Picture this: an AI agent fires off a privileged command to delete a database replica after auto-detecting drift. Everything seems fine until the production logs vanish with it. That’s the moment every engineer realizes automation can be a little too confident. AI oversight and AI-driven remediation are only as strong as the guardrails around them. Without them, one rogue action can spiral from optimization to incident in seconds.
Modern AI pipelines act fast. Copilots suggest queries, agents modify configs, and automated remediation scripts fix issues autonomously. These systems improve uptime, but they also raise uncomfortable questions about access control, audit trails, and accountability. Who approved that self-healing script? Which model touched live credentials? If you can’t answer those questions instantly, your AI stack is operating on faith, not oversight.

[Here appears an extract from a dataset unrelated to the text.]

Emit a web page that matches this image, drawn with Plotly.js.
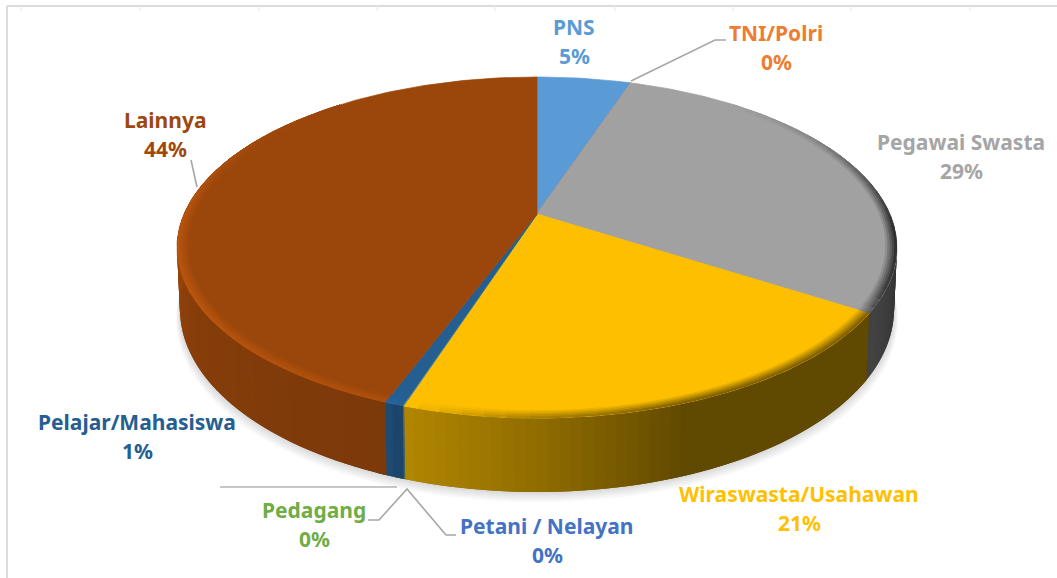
<!DOCTYPE html>
<html>
<head>
<meta charset="utf-8">
<script src="https://cdn.plot.ly/plotly-3.0.1.min.js"></script>
<style>html,body{margin:0;padding:0;background:#fff}#chart{width:1057px;height:578px}</style>
</head>
<body>
<div id="chart"></div>
<script>
// ---- data (clockwise from 12 o'clock) ----
const categories = ["PNS","TNI/Polri","Pegawai Swasta","Wiraswasta/Usahawan","Petani / Nelayan","Pedagang","Pelajar/Mahasiswa","Lainnya"];
const shares = [5.1,0.02,28.98,20.85,0.02,0.03,0.7,44.3];
const colors = ["#5B9BD5","#ED7D31","#A1A1A1","#FDBF00","#4472C4","#70AD47","#255E91","#9B470C"];
const labelColors = ["#5B9BD5","#ED7D31","#A5A5A5","#FFC000","#4472C4","#70AD47","#255E91","#9E480E"];
const labelX = [574,776,961,799,547,314,137,165];
const labelY = [27,33,142,494,526,510,422,120];
const labelGap = 29;
const tickXs = [21,140,259,377,495,615,733,851,970];
const leaders = [
  {p:[[631,81],[715,40],[726,40]],c:"#a6a6a6"},
  {p:[[191,160],[197,187]],c:"#a6a6a6"},
  {p:[[368,520],[379,520],[407,489],[446,535],[456,535]],c:"#a6a6a6"},
  {p:[[220,487],[397,487]],c:"#b5b5b5"}
];
// ---- perspective of the disc ----
const CX=537, K=353, P=-0.1965, A=121.9, B=214;
function topPt(t,r){const rad=t*Math.PI/180,u=r*Math.sin(rad),v=-r*Math.cos(rad),d=1+P*v;
  return [CX+K*u/d,(A*v+B)/d,v];}
function botPt(t,grow,dy){const p=topPt(t,1),g=grow||1;
  return [CX+(p[0]-CX)*0.992*g,p[1]+58+16*p[2]+(dy||0)];}
function table(tb,t){ if(t<=tb[0][0])return tb[0][1];
  for(let i=1;i<tb.length;i++){ if(t<=tb[i][0]){const f=(t-tb[i-1][0])/(tb[i][0]-tb[i-1][0]);return tb[i-1][1]+f*(tb[i][1]-tb[i-1][1]);} }
  return tb[tb.length-1][1];}
const wallShade=[[60,.25],[100,.3],[122,.42],[122.5,.38],[160,.38],[181,.58],[198,.7],[200,.8],[240,.86],[262,.95],[285,1.0],[300,1.0]];
const rimShade=[[40,1],[60,.82],[80,.5],[95,.25],[115,.35],[122,.6],[123,.5],[160,.5],[181,.68],[198,1.03],[201,1.12],[240,1.2],[270,1.18],[300,1.04],[320,1]];
function rgb(h){return [1,3,5].map(i=>parseInt(h.substr(i,2),16));}
function mul(c,f){return "rgb("+c.map(x=>Math.min(255,Math.round(x*f))).join(",")+")";}
const total=shares.reduce((a,b)=>a+b,0);
let acc=0; const edges=[0];
shares.forEach(s=>{acc+=s;edges.push(acc/total*360);});
function sliceAt(t){for(let i=0;i<shares.length;i++) if(t>=edges[i]&&t<edges[i+1]) return i; return shares.length-1;}
function breaks(from,to,step){const b=[];for(let t=from;t<to;t+=step)b.push(t);b.push(to);
  edges.forEach(e=>{if(e>from&&e<to)b.push(e);});return b.sort((a,b)=>a-b);}
function poly(pts,color,opacity,lw){return {type:"scatter",mode:"lines",x:pts.map(p=>p[0]).concat([pts[0][0]]),y:pts.map(p=>p[1]).concat([pts[0][1]]),
  fill:"toself",fillcolor:color,line:{color:lw===0?"rgba(0,0,0,0)":color,width:lw===undefined?0.7:lw},opacity:opacity===undefined?1:opacity,hoverinfo:"skip",showlegend:false};}
const traces=[];
// soft shadow
for(let k=6;k>=1;k--){const pts=[];for(let t=60;t<=300;t+=3){pts.push(botPt(t,1+k*0.0018,k*1.7));}
  traces.push(poly(pts,"rgb(0,0,0)",0.022,0));}
// wall: each strip runs on under the next one, so there are no seams
const wb=breaks(60,300,1.5);
for(let i=0;i<wb.length-1;i++){const a=wb[i],b=wb[i+1];if(b-a<1e-6)continue;const m=(a+b)/2,s=sliceAt(m);
  const f=table(wallShade,m),e=Math.min(b+1.5,300);const pts=[topPt(a,1),topPt(e,1),botPt(e),botPt(a)];
  traces.push(poly(pts,mul(rgb(colors[s]),f),1,0));}
// faces
categories.forEach((c,i)=>{const pts=[topPt(0,0)];const n=Math.max(2,Math.ceil(edges[i+1]-edges[i]));
  for(let j=0;j<=n;j++){pts.push(topPt(edges[i]+(edges[i+1]-edges[i])*j/n,1));}
  traces.push(poly(pts,colors[i]));});
// bevelled rim: bands stacked from the inside out, each reaching the outer edge
const rb=breaks(40,320,3), innerR=[.97,.976,.982,.988,.994];
innerR.forEach((r0,li)=>{const w=(li+0.8)/innerR.length;
  for(let i=0;i<rb.length-1;i++){const a=rb[i],b=rb[i+1];if(b-a<1e-6)continue;const m=(a+b)/2,s=sliceAt(m);
    const f=1+(table(rimShade,m)-1)*w,e=Math.min(b+3,320,edges[s+1]);
    traces.push(poly([topPt(a,r0),topPt(e,r0),topPt(e,1),topPt(a,1)],mul(rgb(colors[s]),f),1,0));}
});
// ---- labels ----
const ann=[];
const font=c=>({family:"'Noto Sans', 'Open Sans', sans-serif",size:21,color:c});
categories.forEach((c,i)=>{
  ann.push({x:labelX[i],y:labelY[i],xref:"x",yref:"y",showarrow:false,text:"<b>"+c+"</b>",font:font(labelColors[i]),xanchor:"center",yanchor:"middle"});
  ann.push({x:labelX[i],y:labelY[i]+labelGap,xref:"x",yref:"y",showarrow:false,text:"<b>"+Math.round(shares[i])+"%</b>",font:font(labelColors[i]),xanchor:"center",yanchor:"middle"});
});
// ---- frame & leaders ----
const shapes=[
 {type:"line",xref:"x",yref:"y",x0:7,x1:1057,y0:6,y1:6,line:{color:"#dcdcdc",width:2}},
 {type:"line",xref:"x",yref:"y",x0:7,x1:7,y0:6,y1:578,line:{color:"#dcdcdc",width:2}}
];
tickXs.forEach(x=>shapes.push({type:"line",xref:"x",yref:"y",x0:x,x1:x,y0:6,y1:11,line:{color:"#e8e8e8",width:1}}));
leaders.forEach(l=>shapes.push({type:"path",xref:"x",yref:"y",path:"M"+l.p.map(p=>p.join(",")).join("L"),line:{color:l.c,width:1.6},fillcolor:"rgba(0,0,0,0)"}));
const hidden={visible:false,fixedrange:true};
Plotly.newPlot("chart",traces,{
  width:1057,height:578,margin:{l:0,r:0,t:0,b:0},paper_bgcolor:"#fff",plot_bgcolor:"#fff",showlegend:false,hovermode:false,
  xaxis:Object.assign({range:[0,1057]},hidden),yaxis:Object.assign({range:[578,0]},hidden),
  annotations:ann,shapes:shapes
},{displayModeBar:false,staticPlot:true});
</script>
</body>
</html>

Action-Level Approvals solve this by injecting human judgment into machine-speed workflows. When an AI agent tries to perform a sensitive action—say a data export, privilege escalation, or infrastructure change—it no longer executes blindly. Instead, the request triggers a contextual approval right where your team already collaborates: Slack, Teams, or via API. The approver sees exactly what’s being done, by whom, and why. Every decision is logged, auditable, and explainable. There’s no self-approving pipeline, no hidden privilege chain, and no black box postmortem.
Under the hood, this approach rewires how permissions work. Instead of granting broad preapproved access, each command is temporarily elevated only after explicit human confirmation. It transforms latent risk into observable, traceable control. Engineers keep velocity, compliance teams get visibility, and regulators see proof of oversight baked into runtime.